Alice in the Cities
In his 1967 film, Alice in the Cities, European filmmaker Wim Wenders captures the growing disilluisionment with the American roadside. The main character Felix is a Frankian figure, a European traveling through America taking pictures of roadside scenes. Driving down a highway strip, he muses on the American propensity to tear down the old and replace it with the new. For Wenders, the continual rebirth of the American landscape reveals our lack of historical perspective or any lasting aesthetic value. This disgust for the impermanence of the American roadscape is shared by Henry Miller. He writes how in America, "Everything that was of beauty, significance, or promise has been destroyed or buried in the avalanche of false progress." (cite)

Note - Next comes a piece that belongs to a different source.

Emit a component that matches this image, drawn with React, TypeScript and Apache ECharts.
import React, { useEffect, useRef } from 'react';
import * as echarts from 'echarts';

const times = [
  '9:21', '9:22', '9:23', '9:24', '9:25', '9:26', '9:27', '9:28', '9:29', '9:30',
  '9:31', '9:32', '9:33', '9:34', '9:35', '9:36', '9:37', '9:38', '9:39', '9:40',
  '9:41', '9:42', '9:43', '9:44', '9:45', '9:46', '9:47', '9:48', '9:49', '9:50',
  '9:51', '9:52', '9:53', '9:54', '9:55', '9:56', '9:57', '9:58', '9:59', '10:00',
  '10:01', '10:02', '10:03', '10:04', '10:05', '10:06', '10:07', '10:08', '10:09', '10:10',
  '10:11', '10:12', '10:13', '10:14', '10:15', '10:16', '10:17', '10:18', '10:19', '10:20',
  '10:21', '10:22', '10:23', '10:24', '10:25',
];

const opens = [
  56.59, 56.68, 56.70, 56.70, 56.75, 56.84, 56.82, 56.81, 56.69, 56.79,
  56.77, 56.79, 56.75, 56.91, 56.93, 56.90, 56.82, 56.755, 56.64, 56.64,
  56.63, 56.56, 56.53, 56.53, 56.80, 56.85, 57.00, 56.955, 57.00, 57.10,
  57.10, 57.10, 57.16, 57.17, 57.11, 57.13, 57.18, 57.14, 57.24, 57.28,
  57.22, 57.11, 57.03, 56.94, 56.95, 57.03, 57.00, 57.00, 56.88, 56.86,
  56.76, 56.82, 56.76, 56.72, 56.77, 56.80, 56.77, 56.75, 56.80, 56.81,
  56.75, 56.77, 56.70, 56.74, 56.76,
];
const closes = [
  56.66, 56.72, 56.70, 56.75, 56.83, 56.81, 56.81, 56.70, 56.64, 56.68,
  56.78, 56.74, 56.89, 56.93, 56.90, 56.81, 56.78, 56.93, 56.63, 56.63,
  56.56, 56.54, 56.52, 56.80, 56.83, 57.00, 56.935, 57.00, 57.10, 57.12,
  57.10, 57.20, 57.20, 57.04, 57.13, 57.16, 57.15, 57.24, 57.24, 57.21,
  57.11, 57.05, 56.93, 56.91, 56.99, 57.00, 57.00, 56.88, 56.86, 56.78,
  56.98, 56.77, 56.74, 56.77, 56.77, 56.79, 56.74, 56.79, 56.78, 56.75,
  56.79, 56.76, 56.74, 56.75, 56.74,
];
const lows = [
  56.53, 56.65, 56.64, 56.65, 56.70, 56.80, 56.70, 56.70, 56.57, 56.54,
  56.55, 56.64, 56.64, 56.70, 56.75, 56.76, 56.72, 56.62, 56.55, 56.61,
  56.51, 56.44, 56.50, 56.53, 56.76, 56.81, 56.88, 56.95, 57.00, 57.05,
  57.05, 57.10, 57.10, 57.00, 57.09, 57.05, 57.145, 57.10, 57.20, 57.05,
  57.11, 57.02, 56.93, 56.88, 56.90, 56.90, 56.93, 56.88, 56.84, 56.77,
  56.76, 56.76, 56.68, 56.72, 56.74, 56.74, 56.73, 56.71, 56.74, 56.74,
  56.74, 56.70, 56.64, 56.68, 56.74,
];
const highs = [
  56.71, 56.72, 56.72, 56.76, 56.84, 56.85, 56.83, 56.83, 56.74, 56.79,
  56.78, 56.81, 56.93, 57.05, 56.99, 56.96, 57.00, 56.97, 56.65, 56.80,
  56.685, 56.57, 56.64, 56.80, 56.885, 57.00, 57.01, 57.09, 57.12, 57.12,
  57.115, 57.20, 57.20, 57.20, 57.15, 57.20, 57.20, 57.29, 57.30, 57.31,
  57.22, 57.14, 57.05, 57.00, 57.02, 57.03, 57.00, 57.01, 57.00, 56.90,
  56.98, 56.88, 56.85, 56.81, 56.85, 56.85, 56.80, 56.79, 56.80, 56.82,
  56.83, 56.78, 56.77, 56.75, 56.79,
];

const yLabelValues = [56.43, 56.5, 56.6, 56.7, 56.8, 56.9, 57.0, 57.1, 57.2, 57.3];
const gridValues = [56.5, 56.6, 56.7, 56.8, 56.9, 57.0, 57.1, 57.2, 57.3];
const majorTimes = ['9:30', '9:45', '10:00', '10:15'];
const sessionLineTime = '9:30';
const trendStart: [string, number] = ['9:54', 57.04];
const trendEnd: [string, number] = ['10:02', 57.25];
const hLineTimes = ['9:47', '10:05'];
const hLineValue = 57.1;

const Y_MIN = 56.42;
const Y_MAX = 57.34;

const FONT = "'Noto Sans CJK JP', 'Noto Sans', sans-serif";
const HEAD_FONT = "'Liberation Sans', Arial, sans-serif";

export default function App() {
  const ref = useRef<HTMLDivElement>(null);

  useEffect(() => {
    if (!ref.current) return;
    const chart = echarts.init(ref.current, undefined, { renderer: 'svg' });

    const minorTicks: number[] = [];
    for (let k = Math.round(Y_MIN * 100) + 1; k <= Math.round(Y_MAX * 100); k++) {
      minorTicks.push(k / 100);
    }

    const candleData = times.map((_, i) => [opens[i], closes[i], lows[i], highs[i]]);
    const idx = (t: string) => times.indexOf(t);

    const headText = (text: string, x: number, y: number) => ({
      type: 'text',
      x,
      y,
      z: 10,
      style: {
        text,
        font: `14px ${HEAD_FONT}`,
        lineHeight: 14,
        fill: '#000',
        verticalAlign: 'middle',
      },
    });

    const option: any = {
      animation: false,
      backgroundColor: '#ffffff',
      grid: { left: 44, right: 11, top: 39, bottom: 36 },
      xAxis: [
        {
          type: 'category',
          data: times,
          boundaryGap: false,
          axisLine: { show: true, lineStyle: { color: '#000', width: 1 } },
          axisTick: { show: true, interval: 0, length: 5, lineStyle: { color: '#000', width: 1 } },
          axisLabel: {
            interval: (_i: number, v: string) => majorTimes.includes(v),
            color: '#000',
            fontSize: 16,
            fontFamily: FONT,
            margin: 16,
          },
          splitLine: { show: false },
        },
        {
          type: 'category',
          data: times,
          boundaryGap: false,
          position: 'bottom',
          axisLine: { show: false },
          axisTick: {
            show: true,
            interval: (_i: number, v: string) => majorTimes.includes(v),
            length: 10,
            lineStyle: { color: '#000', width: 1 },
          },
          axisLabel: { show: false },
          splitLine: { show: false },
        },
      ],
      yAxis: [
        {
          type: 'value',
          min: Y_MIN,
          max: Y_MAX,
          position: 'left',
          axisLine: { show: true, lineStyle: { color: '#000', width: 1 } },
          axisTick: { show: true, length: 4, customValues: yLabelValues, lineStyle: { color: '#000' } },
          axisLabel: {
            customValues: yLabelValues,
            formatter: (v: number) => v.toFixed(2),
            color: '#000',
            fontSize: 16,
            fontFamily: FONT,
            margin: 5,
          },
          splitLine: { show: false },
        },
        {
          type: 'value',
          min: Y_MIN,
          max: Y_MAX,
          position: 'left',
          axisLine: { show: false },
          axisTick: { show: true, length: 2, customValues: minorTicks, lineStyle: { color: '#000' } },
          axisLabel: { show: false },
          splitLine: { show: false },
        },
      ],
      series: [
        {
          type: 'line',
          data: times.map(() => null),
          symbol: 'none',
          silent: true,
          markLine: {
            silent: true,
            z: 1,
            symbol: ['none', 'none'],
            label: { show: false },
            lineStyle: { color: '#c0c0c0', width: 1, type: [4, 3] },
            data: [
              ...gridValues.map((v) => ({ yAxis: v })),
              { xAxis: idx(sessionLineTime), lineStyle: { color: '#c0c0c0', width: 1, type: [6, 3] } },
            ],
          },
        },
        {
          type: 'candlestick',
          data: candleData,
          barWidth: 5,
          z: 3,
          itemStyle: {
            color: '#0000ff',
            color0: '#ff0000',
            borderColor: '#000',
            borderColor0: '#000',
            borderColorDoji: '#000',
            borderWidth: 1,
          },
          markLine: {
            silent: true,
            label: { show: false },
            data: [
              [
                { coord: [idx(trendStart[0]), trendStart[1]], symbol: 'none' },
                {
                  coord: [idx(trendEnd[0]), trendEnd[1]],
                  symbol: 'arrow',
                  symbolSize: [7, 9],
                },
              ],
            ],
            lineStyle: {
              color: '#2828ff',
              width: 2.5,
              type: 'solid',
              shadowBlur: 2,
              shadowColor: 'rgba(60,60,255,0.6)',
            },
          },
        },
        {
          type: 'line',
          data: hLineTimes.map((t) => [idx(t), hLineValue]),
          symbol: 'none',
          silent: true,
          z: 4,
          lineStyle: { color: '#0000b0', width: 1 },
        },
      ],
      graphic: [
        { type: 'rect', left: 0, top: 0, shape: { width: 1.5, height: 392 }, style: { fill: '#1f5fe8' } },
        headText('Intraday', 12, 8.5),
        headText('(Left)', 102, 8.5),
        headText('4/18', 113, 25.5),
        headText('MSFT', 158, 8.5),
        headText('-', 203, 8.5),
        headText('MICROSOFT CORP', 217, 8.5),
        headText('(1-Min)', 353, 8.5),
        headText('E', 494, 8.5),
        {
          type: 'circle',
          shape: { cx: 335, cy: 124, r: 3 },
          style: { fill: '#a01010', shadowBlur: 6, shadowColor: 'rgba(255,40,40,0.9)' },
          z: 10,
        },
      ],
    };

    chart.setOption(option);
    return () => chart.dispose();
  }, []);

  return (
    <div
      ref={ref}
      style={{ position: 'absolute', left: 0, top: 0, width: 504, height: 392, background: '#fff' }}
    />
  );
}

On the experential level of driving, this scene contrasts with the openness and exuberance of 1954 Dodge commercial. Wenders presents the interior experience, both mentally and spatially, that driving has become. The scene is shot mostly through the window of the car, giving the viewer a closed in-feeling. The car travels slowly through a landscape of motels, radio towers, and strip shopping malls. The road has become listless and lonely, a place where you end up talking to yourself rather than interacting with the landscape or the people, or reveling in the thrill of motion. Your only companion is AM radio, and an anonymous motel room awaits you at the end of the road.